# WHAT NEEDS TO BE DONE
Omit all pictures, then retype the data exactly as given.

# DATA SECTION
==============================
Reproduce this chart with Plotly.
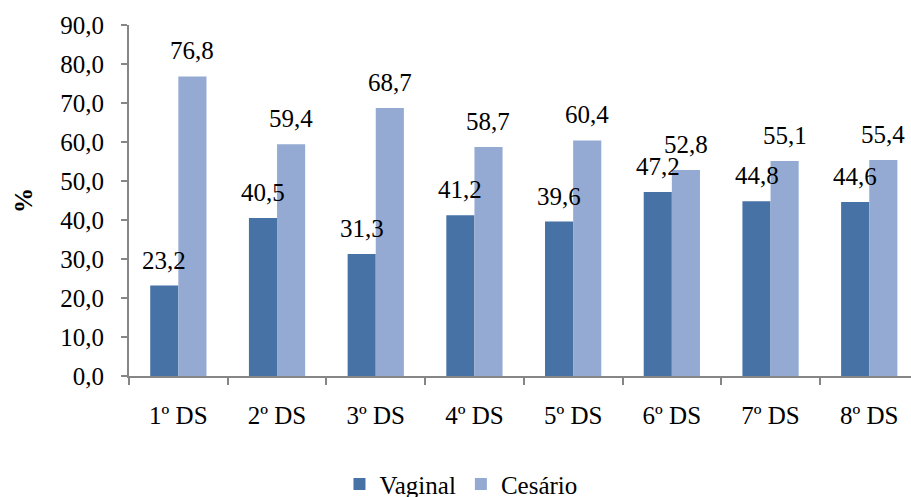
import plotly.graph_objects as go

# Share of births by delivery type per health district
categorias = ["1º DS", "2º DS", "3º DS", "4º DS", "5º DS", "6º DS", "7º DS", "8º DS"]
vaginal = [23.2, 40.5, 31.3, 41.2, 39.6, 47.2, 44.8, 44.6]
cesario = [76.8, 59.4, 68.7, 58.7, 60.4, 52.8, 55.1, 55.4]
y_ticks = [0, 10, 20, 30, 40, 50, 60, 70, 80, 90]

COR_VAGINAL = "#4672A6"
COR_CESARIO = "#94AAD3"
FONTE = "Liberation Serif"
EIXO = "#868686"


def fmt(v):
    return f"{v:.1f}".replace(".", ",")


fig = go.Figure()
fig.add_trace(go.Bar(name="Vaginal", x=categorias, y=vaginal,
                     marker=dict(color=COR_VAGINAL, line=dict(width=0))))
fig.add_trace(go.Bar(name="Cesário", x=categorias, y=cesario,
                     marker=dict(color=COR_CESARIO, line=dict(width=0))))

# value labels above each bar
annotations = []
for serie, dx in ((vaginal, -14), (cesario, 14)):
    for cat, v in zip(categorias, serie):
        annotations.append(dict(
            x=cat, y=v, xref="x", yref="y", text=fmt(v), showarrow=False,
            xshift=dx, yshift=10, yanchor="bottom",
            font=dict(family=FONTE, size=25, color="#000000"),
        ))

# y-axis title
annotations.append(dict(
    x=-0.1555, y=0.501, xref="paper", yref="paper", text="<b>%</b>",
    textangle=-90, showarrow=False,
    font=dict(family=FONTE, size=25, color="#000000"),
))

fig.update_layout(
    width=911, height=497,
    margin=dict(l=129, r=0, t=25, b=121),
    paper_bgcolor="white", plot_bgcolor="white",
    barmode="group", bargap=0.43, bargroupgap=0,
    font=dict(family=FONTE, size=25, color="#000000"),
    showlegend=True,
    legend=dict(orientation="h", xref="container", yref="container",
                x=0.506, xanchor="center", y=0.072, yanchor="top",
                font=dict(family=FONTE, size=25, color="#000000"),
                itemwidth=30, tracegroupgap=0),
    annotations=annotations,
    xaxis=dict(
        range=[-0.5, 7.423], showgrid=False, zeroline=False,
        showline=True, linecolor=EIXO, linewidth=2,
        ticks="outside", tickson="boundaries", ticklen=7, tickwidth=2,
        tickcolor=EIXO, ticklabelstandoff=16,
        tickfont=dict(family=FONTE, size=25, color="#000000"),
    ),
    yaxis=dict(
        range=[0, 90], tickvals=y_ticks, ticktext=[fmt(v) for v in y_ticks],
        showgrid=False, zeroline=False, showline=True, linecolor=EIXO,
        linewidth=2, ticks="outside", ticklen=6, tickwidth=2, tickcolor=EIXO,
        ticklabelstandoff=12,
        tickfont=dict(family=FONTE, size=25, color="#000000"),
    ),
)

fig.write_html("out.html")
==============================
# FINAL ANSWER
Reproduce this chart with Plotly.
import plotly.graph_objects as go

# Share of births by delivery type per health district
categorias = ["1º DS", "2º DS", "3º DS", "4º DS", "5º DS", "6º DS", "7º DS", "8º DS"]
vaginal = [23.2, 40.5, 31.3, 41.2, 39.6, 47.2, 44.8, 44.6]
cesario = [76.8, 59.4, 68.7, 58.7, 60.4, 52.8, 55.1, 55.4]
y_ticks = [0, 10, 20, 30, 40, 50, 60, 70, 80, 90]

COR_VAGINAL = "#4672A6"
COR_CESARIO = "#94AAD3"
FONTE = "Liberation Serif"
EIXO = "#868686"


def fmt(v):
    return f"{v:.1f}".replace(".", ",")


fig = go.Figure()
fig.add_trace(go.Bar(name="Vaginal", x=categorias, y=vaginal,
                     marker=dict(color=COR_VAGINAL, line=dict(width=0))))
fig.add_trace(go.Bar(name="Cesário", x=categorias, y=cesario,
                     marker=dict(color=COR_CESARIO, line=dict(width=0))))

# value labels above each bar
annotations = []
for serie, dx in ((vaginal, -14), (cesario, 14)):
    for cat, v in zip(categorias, serie):
        annotations.append(dict(
            x=cat, y=v, xref="x", yref="y", text=fmt(v), showarrow=False,
            xshift=dx, yshift=10, yanchor="bottom",
            font=dict(family=FONTE, size=25, color="#000000"),
        ))

# y-axis title
annotations.append(dict(
    x=-0.1555, y=0.501, xref="paper", yref="paper", text="<b>%</b>",
    textangle=-90, showarrow=False,
    font=dict(family=FONTE, size=25, color="#000000"),
))

fig.update_layout(
    width=911, height=497,
    margin=dict(l=129, r=0, t=25, b=121),
    paper_bgcolor="white", plot_bgcolor="white",
    barmode="group", bargap=0.43, bargroupgap=0,
    font=dict(family=FONTE, size=25, color="#000000"),
    showlegend=True,
    legend=dict(orientation="h", xref="container", yref="container",
                x=0.506, xanchor="center", y=0.072, yanchor="top",
                font=dict(family=FONTE, size=25, color="#000000"),
                itemwidth=30, tracegroupgap=0),
    annotations=annotations,
    xaxis=dict(
        range=[-0.5, 7.423], showgrid=False, zeroline=False,
        showline=True, linecolor=EIXO, linewidth=2,
        ticks="outside", tickson="boundaries", ticklen=7, tickwidth=2,
        tickcolor=EIXO, ticklabelstandoff=16,
        tickfont=dict(family=FONTE, size=25, color="#000000"),
    ),
    yaxis=dict(
        range=[0, 90], tickvals=y_ticks, ticktext=[fmt(v) for v in y_ticks],
        showgrid=False, zeroline=False, showline=True, linecolor=EIXO,
        linewidth=2, ticks="outside", ticklen=6, tickwidth=2, tickcolor=EIXO,
        ticklabelstandoff=12,
        tickfont=dict(family=FONTE, size=25, color="#000000"),
    ),
)

fig.write_html("out.html")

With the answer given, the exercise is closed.